## Direction:
Leaving out every picture, retype the lines below from the top through the one that contains "ax.spines['bottom'].set_linewidth(1.2)".
-.-.-
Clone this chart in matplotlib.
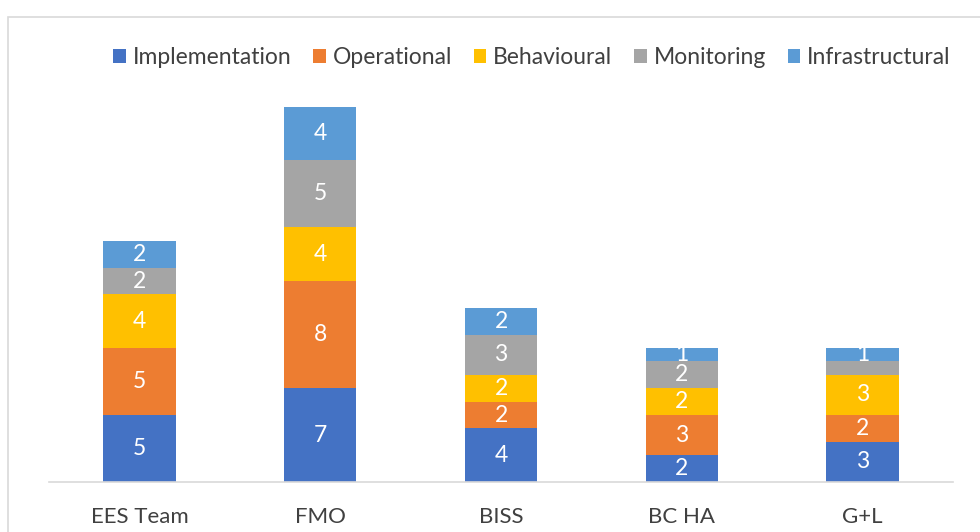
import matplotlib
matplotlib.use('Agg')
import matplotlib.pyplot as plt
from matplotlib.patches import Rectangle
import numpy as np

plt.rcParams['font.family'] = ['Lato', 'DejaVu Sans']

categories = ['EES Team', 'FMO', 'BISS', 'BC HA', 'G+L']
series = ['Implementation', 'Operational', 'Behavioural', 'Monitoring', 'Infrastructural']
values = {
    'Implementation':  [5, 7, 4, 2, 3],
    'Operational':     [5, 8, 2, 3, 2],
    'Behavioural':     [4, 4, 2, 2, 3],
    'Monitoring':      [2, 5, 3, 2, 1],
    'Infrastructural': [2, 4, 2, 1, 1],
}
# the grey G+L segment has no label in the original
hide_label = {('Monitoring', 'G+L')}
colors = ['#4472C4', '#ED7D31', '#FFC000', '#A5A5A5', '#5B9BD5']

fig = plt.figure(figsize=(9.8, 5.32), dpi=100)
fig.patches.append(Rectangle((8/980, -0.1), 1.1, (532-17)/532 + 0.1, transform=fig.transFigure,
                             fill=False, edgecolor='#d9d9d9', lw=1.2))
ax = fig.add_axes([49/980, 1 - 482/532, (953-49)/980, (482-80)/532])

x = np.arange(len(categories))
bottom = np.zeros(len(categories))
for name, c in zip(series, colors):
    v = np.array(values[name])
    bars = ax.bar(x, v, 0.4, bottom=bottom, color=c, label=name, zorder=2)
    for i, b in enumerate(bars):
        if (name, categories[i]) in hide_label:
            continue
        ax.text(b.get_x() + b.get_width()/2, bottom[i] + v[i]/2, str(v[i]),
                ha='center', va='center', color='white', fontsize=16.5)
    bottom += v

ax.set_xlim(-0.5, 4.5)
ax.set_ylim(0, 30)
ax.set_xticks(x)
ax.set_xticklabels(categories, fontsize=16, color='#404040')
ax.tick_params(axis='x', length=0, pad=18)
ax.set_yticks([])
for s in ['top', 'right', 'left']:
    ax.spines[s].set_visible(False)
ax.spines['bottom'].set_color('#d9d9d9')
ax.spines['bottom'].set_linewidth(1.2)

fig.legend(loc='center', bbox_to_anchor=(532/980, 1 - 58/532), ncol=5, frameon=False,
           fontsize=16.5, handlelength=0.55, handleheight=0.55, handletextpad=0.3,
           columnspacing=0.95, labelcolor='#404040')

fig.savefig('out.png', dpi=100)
-.-.-
## Complete output:
Clone this chart in matplotlib.
import matplotlib
matplotlib.use('Agg')
import matplotlib.pyplot as plt
from matplotlib.patches import Rectangle
import numpy as np

plt.rcParams['font.family'] = ['Lato', 'DejaVu Sans']

categories = ['EES Team', 'FMO', 'BISS', 'BC HA', 'G+L']
series = ['Implementation', 'Operational', 'Behavioural', 'Monitoring', 'Infrastructural']
values = {
    'Implementation':  [5, 7, 4, 2, 3],
    'Operational':     [5, 8, 2, 3, 2],
    'Behavioural':     [4, 4, 2, 2, 3],
    'Monitoring':      [2, 5, 3, 2, 1],
    'Infrastructural': [2, 4, 2, 1, 1],
}
# the grey G+L segment has no label in the original
hide_label = {('Monitoring', 'G+L')}
colors = ['#4472C4', '#ED7D31', '#FFC000', '#A5A5A5', '#5B9BD5']

fig = plt.figure(figsize=(9.8, 5.32), dpi=100)
fig.patches.append(Rectangle((8/980, -0.1), 1.1, (532-17)/532 + 0.1, transform=fig.transFigure,
                             fill=False, edgecolor='#d9d9d9', lw=1.2))
ax = fig.add_axes([49/980, 1 - 482/532, (953-49)/980, (482-80)/532])

x = np.arange(len(categories))
bottom = np.zeros(len(categories))
for name, c in zip(series, colors):
    v = np.array(values[name])
    bars = ax.bar(x, v, 0.4, bottom=bottom, color=c, label=name, zorder=2)
    for i, b in enumerate(bars):
        if (name, categories[i]) in hide_label:
            continue
        ax.text(b.get_x() + b.get_width()/2, bottom[i] + v[i]/2, str(v[i]),
                ha='center', va='center', color='white', fontsize=16.5)
    bottom += v

ax.set_xlim(-0.5, 4.5)
ax.set_ylim(0, 30)
ax.set_xticks(x)
ax.set_xticklabels(categories, fontsize=16, color='#404040')
ax.tick_params(axis='x', length=0, pad=18)
ax.set_yticks([])
for s in ['top', 'right', 'left']:
    ax.spines[s].set_visible(False)
ax.spines['bottom'].set_color('#d9d9d9')
ax.spines['bottom'].set_linewidth(1.2)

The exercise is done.